Rynar wrote:
What if we were to design something with about 1/10 the yield of the W54, that was the rough equivalent of 1 ton of TNT?
I do not know if that is physically possible. To the best of my understanding, there is a lower limit for the yield that can be produced from a nuclear explosion; as it was the W-54 was horrendously inefficient in terms of mass-to-weight, and such inefficiency might, below a certain design yield, reach the point where a sufficient chain reaction for a nuclear explosion simply might not be made to happen. I'm not a physicist so I really can't answer that issue any better than that but maybe Rafael or Arathain could give you a better answer.
However, lets assume it could be done.
In and of itself, this would not be problematic; 1 ton is simply a relatively large aircraft bomb. Radiation complicates things a bit, but lets leave that aside. All you would have is a horrendously expensive and complicated 2000-pound-equivalent bomb.

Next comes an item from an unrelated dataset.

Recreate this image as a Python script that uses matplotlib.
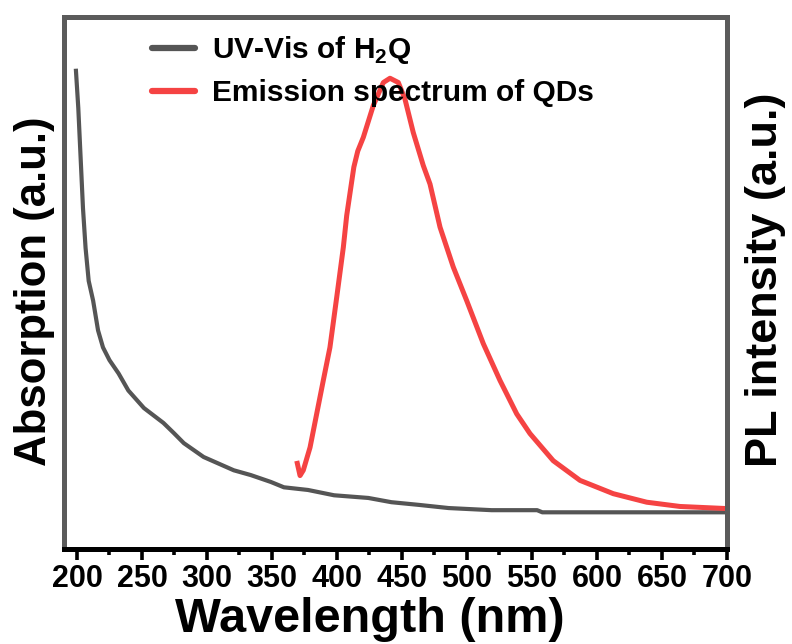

That, however, does not change the fact that this baby nuclear weapon remains a strategic weapon because it represents the ability to create much larger ones, and larger ones that would be vastly more efficient and cheaper in a yield-to-cost ratio simply because of the realities of physics. Similarly, the 2000-pound HE bomb is not strategic because much larger yields are directly proportional to much larger weights, and of course before long the HE bomb is far too heavy to actually use. The nuke has the opposite phenomenon until you get a a yield of around 6 megatons per metric ton of bomb which is, to my knowledge, the upper practical efficiency limit. Or, to put it another way, our fictional 1-ton nuke has a yield 1/475,000 of the W88 warhead but clearly the W-88 does not weigh 475,000 times more than it, or 47,500 times more than the W54.
In other words, the weapon is different in nature, and simply drawing an arbitrary line at a certain yield still creates all the strategic problems with other countries that a much larger weapon would. If private citizens have access to complicated, purposefully-inefficient 1-ton weapons, they easily have access to weapons up into the low hundreds of kilotons without even needing fusion weapons. This is a strategic threat, both to the other citizens of the country they inhabit but to every other country. I would not think it an exaggeration to say that other nuclear powers would expand their arsenals and would be far more likely to strike first now that they simply do not know who controls what in this country.
The 2nd amendment does not cover weapons like this in any way. It can't; they have no equivalent at the time and could not possibly have been a serious consideration in wording it. I find it hard to believe that more than maybe one or two of them could have even wrapped their minds around the concept, starting as they were from an 18th century knowledge base.